The Couple in the Street (1887) by Charles Angrand. Courtesy Musée d’Orsay/Wikipedia

Right now, in millions of bedrooms across the land, people are sighing for love. Love is important, and many of us wait for it, travel for it, and build our lives around it. But what is love? (Baby don’t hurt me.) In this article, I will articulate how I have come to understand what love is, with the unexpected help of Bayesian probability theory.

Take two types of love: conditional and unconditional. What does it mean to love someone conditionally or unconditionally? Is it possible to love unconditionally, and if so, is it rational to do so? I will try to make sense of the confusing and complex emotion that we call love by creating a parallel between conditional/unconditional love and conditional/unconditional degrees of belief. It is not that I take love to be a belief – rather, I take it that by looking at conditional/unconditional belief we can see a potentially helpful and illuminating analogy to conditional/unconditional love.
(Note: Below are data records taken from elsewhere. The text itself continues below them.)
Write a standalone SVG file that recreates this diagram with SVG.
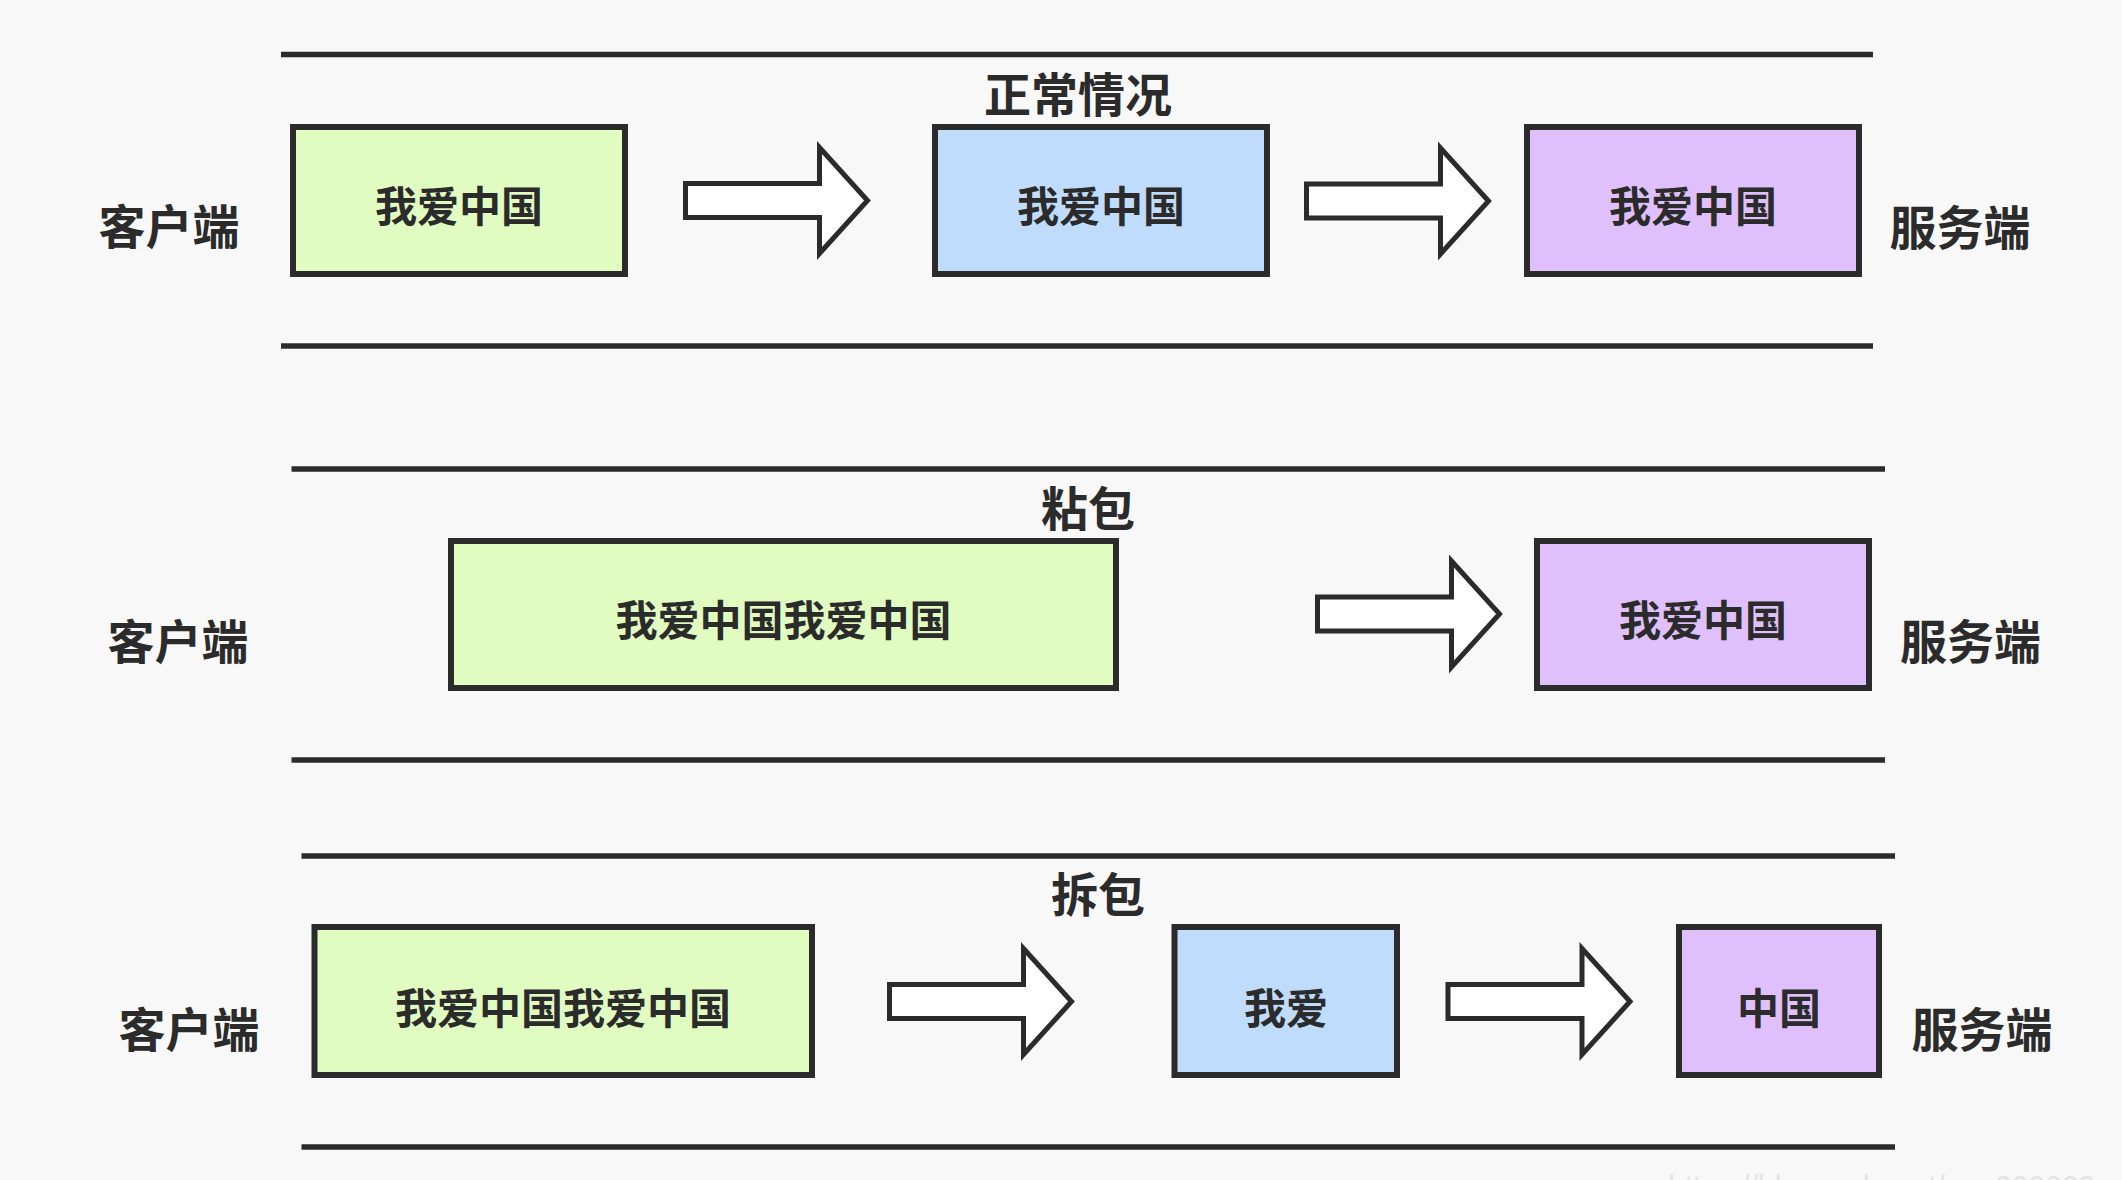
<svg xmlns="http://www.w3.org/2000/svg" xmlns:xlink="http://www.w3.org/1999/xlink" width="2122" height="1180" viewBox="0 0 2122 1180">
<style>
.bg{fill:#f8f8f8}
.sep{stroke:#2b2b2b;stroke-width:5.5;fill:none}
.box{stroke:#2b2b2b;stroke-width:6}
.g{fill:#e0fcc0}
.b{fill:#c0dcfc}
.p{fill:#e0c0fc}
.t{font-family:"Noto Sans CJK SC","Noto Sans",sans-serif;fill:#2b2b2b;text-anchor:middle;font-weight:bold}
.bt{font-size:42px}
.lb{font-size:47px}
.wm{font-family:"Liberation Sans",sans-serif;font-size:30px;fill:#e4e4e4}
</style>
<defs>
<path id="arrow" d="M0,-17 H134 V-53 L182,0 L134,53 V17 H0 Z" fill="#ffffff" stroke="#2b2b2b" stroke-width="5"/>
</defs>
<rect class="bg" x="0" y="0" width="2122" height="1180"/>

<g id="separators">
<line class="sep" x1="281" y1="54.5" x2="1873" y2="54.5"/>
<line class="sep" x1="281" y1="346" x2="1873" y2="346"/>
<line class="sep" x1="291.5" y1="469" x2="1885" y2="469"/>
<line class="sep" x1="291.5" y1="760" x2="1885" y2="760"/>
<line class="sep" x1="301.5" y1="856" x2="1895" y2="856"/>
<line class="sep" x1="301.5" y1="1147" x2="1895" y2="1147"/>
</g>

<g id="labels">
<text class="t lb" x="1078" y="112">正常情况</text>
<text class="t lb" x="1088" y="526">粘包</text>
<text class="t lb" x="1098" y="912">拆包</text>
<text class="t lb" x="169" y="244">客户端</text>
<text class="t lb" x="178" y="659">客户端</text>
<text class="t lb" x="189" y="1047">客户端</text>
<text class="t lb" x="1960" y="245">服务端</text>
<text class="t lb" x="1970.5" y="659">服务端</text>
<text class="t lb" x="1982" y="1047">服务端</text>
</g>

<g id="r1-client">
<rect class="box g" x="293" y="127" width="332" height="147"/>
<text class="t bt" x="459" y="222">我爱中国</text>
</g>
<g id="r1-mid">
<rect class="box b" x="935" y="127" width="332" height="147"/>
<text class="t bt" x="1101" y="222">我爱中国</text>
</g>
<g id="r1-server">
<rect class="box p" x="1527" y="127" width="332" height="147"/>
<text class="t bt" x="1693" y="222">我爱中国</text>
</g>

<g id="r2-client">
<rect class="box g" x="451" y="541" width="665" height="147"/>
<text class="t bt" x="783.5" y="636">我爱中国我爱中国</text>
</g>
<g id="r2-server">
<rect class="box p" x="1537" y="541" width="332" height="147"/>
<text class="t bt" x="1703" y="636">我爱中国</text>
</g>

<g id="r3-client">
<rect class="box g" x="314.5" y="927" width="497.5" height="148"/>
<text class="t bt" x="563" y="1024">我爱中国我爱中国</text>
</g>
<g id="r3-mid">
<rect class="box b" x="1174.5" y="927" width="222.5" height="148"/>
<text class="t bt" x="1286" y="1024">我爱</text>
</g>
<g id="r3-server">
<rect class="box p" x="1679" y="927" width="200" height="148"/>
<text class="t bt" x="1779" y="1024">中国</text>
</g>

<g id="connectors">
<use xlink:href="#arrow" x="685.5" y="200.5"/>
<use xlink:href="#arrow" x="1306.5" y="201"/>
<use xlink:href="#arrow" x="1317.5" y="614"/>
<use xlink:href="#arrow" x="889.5" y="1001.5"/>
<use xlink:href="#arrow" x="1448" y="1001.5"/>
</g>

<text class="wm" x="1668" y="1196">https://blog.csdn.net/qq_000000</text>
</svg>
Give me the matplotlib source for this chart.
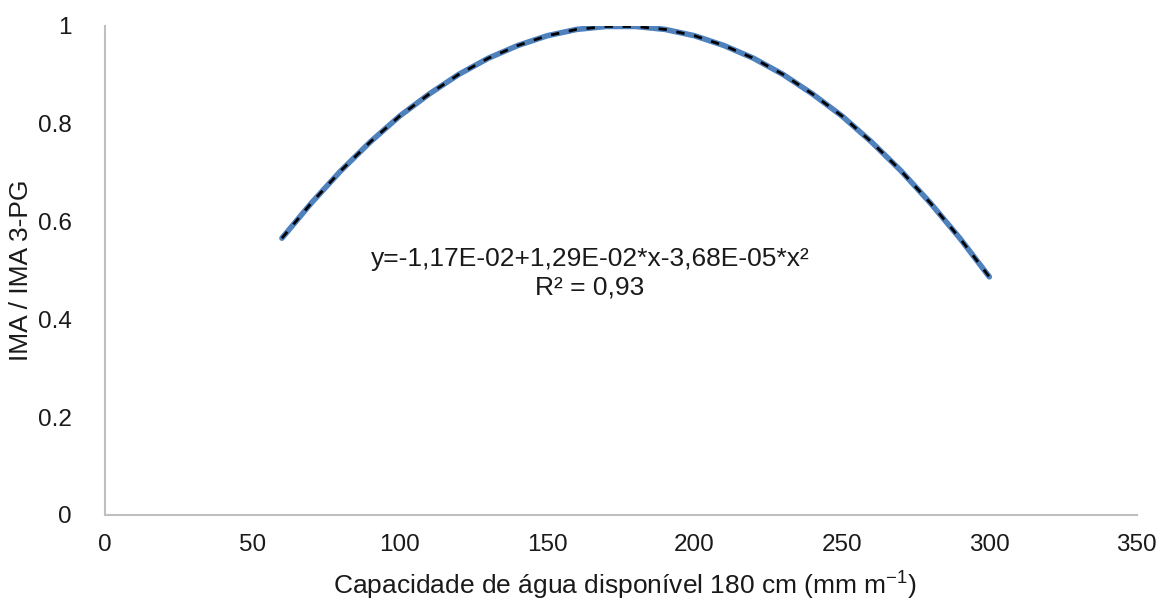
import matplotlib
matplotlib.use("Agg")
from matplotlib import pyplot as plt

plt.rcParams['font.family'] = ['Liberation Sans', 'DejaVu Sans']
plt.rcParams['mathtext.fontset'] = 'custom'
plt.rcParams['mathtext.rm'] = 'Liberation Sans'

# values (capacidade de agua disponivel vs IMA / IMA 3-PG)
cad = [60, 70, 80, 90, 100, 110, 120, 130, 140, 150, 160, 170, 180,
       190, 200, 210, 220, 230, 240, 250, 260, 270, 280, 290, 300]
ima_ratio = [0.566, 0.638, 0.704, 0.763, 0.816, 0.861, 0.901, 0.934, 0.960,
             0.980, 0.993, 0.999, 0.999, 0.993, 0.980, 0.960, 0.934, 0.901,
             0.861, 0.816, 0.763, 0.704, 0.638, 0.566, 0.487]

x_ticks = [0, 50, 100, 150, 200, 250, 300, 350]
y_ticks = [0, 0.2, 0.4, 0.6, 0.8, 1]
y_tick_labels = ['0', '0.2', '0.4', '0.6', '0.8', '1']

equation = "y=-1,17E-02+1,29E-02*x-3,68E-05*x²\nR² = 0,93"

fig = plt.figure(figsize=(11.71, 6), dpi=100)
ax = fig.add_axes([0.0897, 0.1417, 0.881, 0.815])

ax.plot(cad, ima_ratio, color='#4F81BD', lw=4, solid_capstyle='round', zorder=2)
ax.plot(cad, ima_ratio, color='black', lw=2, dashes=(3, 3.5), zorder=3)

ax.set_xlim(0, 350)
ax.set_ylim(0, 1)
ax.set_xticks(x_ticks)
ax.set_yticks(y_ticks)
ax.set_yticklabels(y_tick_labels)
ax.tick_params(length=0, labelsize=17.5, colors='#1a1a1a')
ax.tick_params(axis='x', pad=14)
ax.tick_params(axis='y', pad=24)

for side in ['top', 'right']:
    ax.spines[side].set_visible(False)
for side in ['left', 'bottom']:
    ax.spines[side].set_color('#BFBFBF')
    ax.spines[side].set_linewidth(1.5)

ax.text(164.5, 0.495, equation, ha='center', va='center', fontsize=19,
        color='#1a1a1a', linespacing=1.25)

ax.set_xlabel('Capacidade de água disponível 180 cm (mm m$^{-1}$)', fontsize=19,
              color='#1a1a1a')
ax.set_ylabel('IMA / IMA 3-PG', fontsize=19, color='#1a1a1a')
ax.xaxis.set_label_coords(0.504, -0.108)
ax.yaxis.set_label_coords(-0.0698, 0.50)

plt.savefig("out.png", dpi=100)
Degrees of belief are called credences. These credences can be given numerical values between 0 and 1 (where 1 is being completely certain), to demonstrate how strong that degree of belief is. Importantly, these values are not forever fixed, and can change when given reason to do so. For example, I believe that this article will be a hit! I am pretty confident of this, given the article’s awesome topic and the awesomeness of Aeon’s readership, and so my degree of belief might be somewhere around the 0.8 mark. Though I cannot think of any reason why it would not be a hit, imagine I receive some information to suggest otherwise. Perhaps Aeon’s editors tell me that they will publish it with the warning sign ‘Read this article and get seven years of bad luck.’ On the basis of that new information, I revise my degree of belief in the success of the article from 0.8 down to something like 0.4, as I assume that some people are superstitious and would rather not risk seven years of bad luck to learn what I think about love. Fair enough.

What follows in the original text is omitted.